[Raw data]:
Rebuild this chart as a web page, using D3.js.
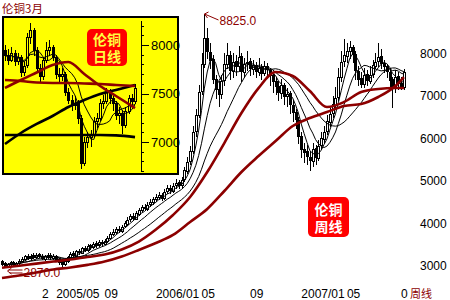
<!DOCTYPE html>
<html><head><meta charset="utf-8">
<script src="https://cdn.jsdelivr.net/npm/d3@7"></script>
<style>body{margin:0;background:#fff;}svg{display:block;}</style>
</head><body>
<svg id="c" width="450" height="300"></svg>
<script>
// ---------- weekly data (LME 3-month copper) ----------
const wOpen = [3000,2960,2890,2950,2990,2920,2970,3000,3060,3130,
3080,3150,3100,3170,3140,3070,3110,3160,3090,3140,
3070,3000,2940,3010,3100,3190,3140,3250,3210,3320,
3270,3380,3330,3430,3380,3470,3420,3490,3550,3650,
3690,3770,3720,3830,3890,3990,4070,4010,4120,4220,
4290,4240,4350,4390,4470,4510,4570,4490,4650,4730,
4670,4790,4860,4790,4930,5140,5360,5590,6060,6440,
7010,7640,8260,7940,7760,7290,7060,6940,7260,7640,
7860,7490,7710,7590,7830,7470,7660,7710,7540,7630,
7470,7570,7430,7610,7510,7390,7240,7130,6970,7160,
6890,6960,6690,6530,6340,5960,5640,5590,5470,5370,
5660,5440,5730,5890,6060,6290,6490,6690,6860,7340,
7710,7840,7960,8040,7890,7490,7310,7170,7410,7250,
7410,7610,7710,7830,7670,7610,7470,7290,7090,7360,
7210,7100];
const wHigh = [3040,2990,2970,3020,3020,2990,3050,3100,3160,3170,
3180,3190,3200,3210,3170,3150,3190,3190,3170,3160,
3090,3030,3050,3140,3230,3240,3280,3300,3350,3370,
3410,3420,3460,3480,3500,3510,3530,3610,3690,3760,
3820,3830,3870,3960,4040,4120,4130,4180,4270,4340,
4360,4390,4460,4520,4580,4630,4620,4700,4790,4800,
4850,4930,4920,5000,5230,5450,5720,6180,6600,7150,
7900,8825,8500,8150,7850,7400,7250,7400,7900,8150,
7950,7900,7850,8080,7900,7800,7950,7800,7750,7700,
7800,7650,7720,7680,7550,7450,7350,7250,7300,7200,
7080,7020,6800,6600,6400,6050,5800,5750,5600,5780,
5750,5850,6050,6200,6450,6620,6900,7100,7550,7950,
8230,8150,8200,8100,7950,7600,7450,7550,7500,7600,
7750,7900,8140,8000,7750,7650,7550,7350,7500,7450,
7350,7520];
const wLow = [2920,2870,2880,2920,2900,2890,2940,2980,3040,3060,
3060,3080,3080,3100,3050,3040,3090,3070,3060,3030,
2950,2890,2920,2990,3080,3110,3120,3180,3190,3240,
3250,3300,3310,3350,3360,3390,3400,3460,3530,3620,
3660,3690,3700,3800,3860,3950,3970,3990,4090,4180,
4200,4210,4310,4360,4430,4470,4440,4460,4610,4620,
4630,4740,4730,4760,4890,5080,5300,5550,5950,6400,
6950,7580,7800,7560,7200,6850,6650,6850,7150,7550,
7300,7350,7400,7500,7250,7350,7500,7400,7420,7350,
7380,7300,7380,7350,7150,7000,6950,6800,6850,6700,
6650,6500,6300,6150,5800,5450,5350,5300,5150,5250,
5300,5400,5650,5800,6000,6200,6400,6600,6800,7250,
7600,7700,7800,7700,7300,7150,7100,7100,7150,7200,
7350,7550,7600,7550,7450,7350,7100,6640,7000,7050,
7050,7070];
const wClose = [2950,2900,2940,2980,2930,2960,3010,3070,3120,3090,
3140,3110,3160,3130,3080,3120,3150,3100,3130,3060,
2990,2950,3020,3110,3180,3150,3240,3220,3310,3280,
3370,3340,3420,3390,3460,3430,3480,3560,3640,3700,
3760,3730,3820,3900,3980,4060,4020,4130,4210,4280,
4250,4340,4400,4460,4520,4560,4500,4640,4720,4680,
4780,4850,4800,4920,5150,5350,5600,6050,6450,7000,
7650,8250,7950,7750,7300,7050,6950,7250,7650,7850,
7500,7700,7600,7820,7480,7650,7700,7550,7620,7480,
7560,7440,7600,7520,7380,7250,7120,6980,7150,6900,
6950,6700,6520,6350,5950,5650,5580,5480,5380,5650,
5450,5720,5900,6050,6300,6480,6700,6850,7350,7700,
7850,7950,8050,7880,7500,7300,7180,7400,7260,7400,
7620,7700,7820,7680,7600,7480,7280,7100,7350,7200,
7120,7450];
// long moving averages (thick dark red), read at these week indices
const longIdx = [0,6,12,18,24,30,36,42,48,54,60,66,72,78,84,90,96,102,108,114,120,126,132,138,141];
const maMid  = [2852,2900,2950,2998,3045,3106,3162,3282,3468,3751,4094,4518,5106,5788,6494,7082,7459,7365,7012,6635,6753,6988,7059,7082,7082];
const maLong = [2612,2671,2741,2812,2859,2920,2998,3118,3271,3435,3624,3929,4235,4659,5106,5482,5835,6188,6376,6518,6659,6706,6871,7129,7341];
const priceTicks = [8000,7000,6000,5000,4000,3000];
const dateTickIdx = [14,19,36,54,70,87,105,121,140];
const dateTickLabels = ["2","2005/05","09","2006/01","05","09","2007/01","05","0"];

// ---------- daily inset data ----------
const dOpen = [7950,7900,7850,7920,7830,7880,7720,7790,8080,8150,7950,7760,7680,7850,7950,7980,7880,7700,7680,7700,7520,7430,7380,7400,7250,6780,7000,7050,7080,7220,7250,7400,7420,7520,7450,7400,7280,7300,7180,7320,7450,7420];
const dHigh = [8000,7960,7980,7950,7920,7900,7820,8120,8227,8180,7980,7800,7880,8030,8050,8000,7900,7760,7760,7720,7560,7480,7470,7430,7280,7050,7100,7120,7260,7300,7440,7480,7560,7550,7470,7420,7360,7330,7360,7480,7500,7600];
const dLow = [7850,7800,7830,7790,7800,7680,7690,7770,8020,7900,7720,7620,7650,7820,7900,7850,7660,7620,7640,7480,7400,7330,7340,7200,6730,6760,6950,6960,7050,7150,7230,7350,7400,7400,7330,7240,7200,7090,7150,7300,7380,7400];
const dClose = [7900,7850,7920,7830,7880,7720,7780,8080,8150,7950,7760,7680,7850,7950,7980,7880,7700,7680,7700,7520,7430,7380,7400,7250,6780,7000,7050,7080,7220,7250,7400,7420,7520,7450,7400,7280,7300,7180,7320,7450,7420,7560];
const dLineIdx = [0,5,10,15,20,25,30,35,41];
const dRedA = [7557,7639,7716,7794,7825,7701,7577,7474,7350];
const dRedB = [7639,7629,7613,7608,7608,7603,7598,7588,7577];
const dBlkA = [6979,7093,7186,7268,7361,7433,7495,7536,7588];
const dBlkB = [7072,7072,7072,7072,7072,7072,7072,7068,7050];
const insetLabelTicks = [8000,7500,7000];

// ---------- drawing ----------
const RED = "#8c0000";
const svg = d3.select("#c");
const NUM = "'Liberation Sans', Arial, sans-serif";
const CJK = "'Noto Sans CJK SC', sans-serif";

const x = d3.scaleLinear().domain([0, wClose.length - 1]).range([2, 403.9]);
const y = d3.scaleLinear().domain([2870, 8825]).range([267, 14]);

function movAvg(arr, n) {
  return arr.map((_, i) => d3.mean(arr.slice(Math.max(0, i - n + 1), i + 1)));
}

function drawCandles(g, xs, ys, O, H, L, C, hollowFill) {
  const data = O.map((o, i) => ({i, o, h: H[i], l: L[i], c: C[i]}));
  g.selectAll("line.wick").data(data).join("line").attr("class", "wick")
    .attr("x1", d => Math.round(xs(d.i)) + 0.5).attr("x2", d => Math.round(xs(d.i)) + 0.5)
    .attr("y1", d => Math.round(ys(d.h))).attr("y2", d => Math.round(ys(d.l)) + 1)
    .attr("stroke", "#000").attr("stroke-width", 1);
  g.selectAll("rect.body").data(data).join("rect").attr("class", "body")
    .each(function(d) {
      const cx = Math.round(xs(d.i));
      const top = Math.round(ys(Math.max(d.o, d.c)));
      const bot = Math.round(ys(Math.min(d.o, d.c)));
      const s = d3.select(this);
      if (d.c >= d.o) {
        s.attr("x", cx - 0.5).attr("y", top + 0.5).attr("width", 2).attr("height", Math.max(bot - top, 1))
         .attr("fill", hollowFill).attr("stroke", "#000").attr("stroke-width", 1);
      } else {
        s.attr("x", cx - 1).attr("y", top).attr("width", 3).attr("height", Math.max(bot - top, 1) + 1)
         .attr("fill", "#000");
      }
    });
}

// main candles
const gMain = svg.append("g").attr("shape-rendering", "crispEdges");
drawCandles(gMain, x, y, wOpen, wHigh, wLow, wClose, "#fff");

// thin MAs
const lineW = d3.line().x((d, i) => x(i)).y(d => y(d));
[5, 10, 20].forEach(n => {
  svg.append("path").attr("d", lineW(movAvg(wClose, n)))
    .attr("fill", "none").attr("stroke", "#000").attr("stroke-width", 1);
});
// thick MAs
const lineL = d3.line().x((d, k) => x(longIdx[k])).y(d => y(d)).curve(d3.curveMonotoneX);
[maMid, maLong].forEach(arr => {
  svg.append("path").attr("d", lineL(arr))
    .attr("fill", "none").attr("stroke", RED).attr("stroke-width", 2.6);
});

// annotations high / low
const hiI = d3.maxIndex(wHigh), loI = d3.minIndex(wLow);
const hx = Math.round(x(hiI)) + 0.5, hy = y(wHigh[hiI]);
svg.append("path").attr("d", `M${hx+4},${hy-2} L${hx},${hy} L${hx+3},${hy+4} M${hx},${hy} L${hx+14},${hy+6}`)
  .attr("fill", "none").attr("stroke", RED).attr("stroke-width", 1);
svg.append("text").attr("x", hx + 15).attr("y", hy + 11).text(wHigh[hiI].toFixed(1))
  .attr("font-family", NUM).attr("font-size", 12).attr("fill", RED);
const lx = Math.round(x(loI)) + 0.5, ly = y(wLow[loI]);
svg.append("path").attr("d", `M${lx+6},${ly+1} L${lx+2},${ly+4} L${lx+6},${ly+7} M${lx+3},${ly+3} L${lx+17},${ly+3} M${lx+4},${ly+6} L${lx+17},${ly+6}`)
  .attr("fill", "none").attr("stroke", RED).attr("stroke-width", 1);
svg.append("text").attr("x", lx + 18).attr("y", ly + 10).text(wLow[loI].toFixed(1))
  .attr("font-family", NUM).attr("font-size", 12).attr("fill", RED);

// right price axis
const axR = svg.append("g").attr("transform", "translate(418,0)")
  .call(d3.axisRight(y).tickValues(priceTicks).tickSize(0).tickPadding(2).tickFormat(d3.format("d")));
axR.select(".domain").remove();
axR.selectAll("text").attr("font-family", NUM).attr("font-size", 12).attr("fill", "#000").attr("y", 4.5);

// bottom date labels
svg.append("g").selectAll("text").data(dateTickIdx).join("text")
  .attr("x", d => x(d)).attr("y", 298).text((d, k) => dateTickLabels[k])
  .attr("font-family", NUM).attr("font-size", 12).attr("fill", "#000");
svg.append("text").attr("x", 410).attr("y", 298).text("周线")
  .attr("font-family", CJK).attr("font-size", 11).attr("fill", RED);

// title
svg.append("text").attr("x", 2).attr("y", 13).text("伦铜3月")
  .attr("font-family", CJK).attr("font-size", 11.5).attr("fill", RED);

// weekly badge (one text element, two lines)
svg.append("rect").attr("x", 308).attr("y", 197).attr("width", 41).attr("height", 40).attr("rx", 5).attr("fill", "#f00");
const wb = svg.append("text").attr("text-anchor", "middle")
  .attr("font-family", CJK).attr("font-weight", "bold").attr("font-size", 14).attr("fill", "#fff");
wb.append("tspan").attr("x", 328.5).attr("y", 215).text("伦铜");
wb.append("tspan").attr("x", 328.5).attr("y", 232).text("周线");

// ---------- inset ----------
const inset = svg.append("g");
inset.append("rect").attr("x", 3).attr("y", 17).attr("width", 175).attr("height", 157)
  .attr("fill", "#ffff00").attr("stroke", "#000").attr("stroke-width", 2);
svg.append("clipPath").attr("id", "ic").append("rect").attr("x", 4).attr("y", 18).attr("width", 137).attr("height", 155);
const xi = d3.scaleLinear().domain([0, dClose.length - 1]).range([5, 135]);
const yi = d3.scaleLinear().domain([7000, 8000]).range([142, 45]);
const gIn = inset.append("g").attr("clip-path", "url(#ic)");
const gInC = gIn.append("g").attr("shape-rendering", "crispEdges");
drawCandles(gInC, xi, yi, dOpen, dHigh, dLow, dClose, "#ffff00");
const lineD = d3.line().x((d, i) => xi(i)).y(d => yi(d));
[5, 10].forEach(n => {
  gIn.append("path").attr("d", lineD(movAvg(dClose, n)))
    .attr("fill", "none").attr("stroke", "#000").attr("stroke-width", 1);
});
const lineDI = d3.line().x((d, k) => xi(dLineIdx[k])).y(d => yi(d)).curve(d3.curveMonotoneX);
[[dBlkB, "#000"], [dBlkA, "#000"], [dRedB, RED], [dRedA, RED]].forEach(([arr, col]) => {
  gIn.append("path").attr("d", lineDI(arr)).attr("fill", "none").attr("stroke", col).attr("stroke-width", 2.6);
});
// inset axis
const minor = d3.range(6700, 8201, 100);
inset.append("line").attr("x1", 141.5).attr("x2", 141.5).attr("y1", 21).attr("y2", 172)
  .attr("stroke", "#000").attr("stroke-width", 1);
inset.append("g").attr("shape-rendering", "crispEdges").selectAll("line").data(minor).join("line")
  .attr("x1", 141).attr("x2", d => d % 500 === 0 ? 149 : 144)
  .attr("y1", d => Math.round(yi(d)) + 0.5).attr("y2", d => Math.round(yi(d)) + 0.5)
  .attr("stroke", "#000");
inset.append("g").selectAll("text").data(insetLabelTicks).join("text")
  .attr("x", 151).attr("y", d => yi(d)).attr("dy", "0.36em").text(d => d)
  .attr("font-family", NUM).attr("font-size", 13).attr("fill", "#000");
// daily badge (one text element, two lines)
inset.append("rect").attr("x", 87).attr("y", 29).attr("width", 40).attr("height", 37).attr("rx", 5).attr("fill", "#f00");
const db = inset.append("text").attr("text-anchor", "middle")
  .attr("font-family", CJK).attr("font-weight", "bold").attr("font-size", 14).attr("fill", "#ffff40");
db.append("tspan").attr("x", 107).attr("y", 45).text("伦铜");
db.append("tspan").attr("x", 107).attr("y", 62).text("日线");
</script>
</body></html>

[Required work]: Determine how many lines above contain "this" as a word or string. Give the number alone.

[Exercise response]: 2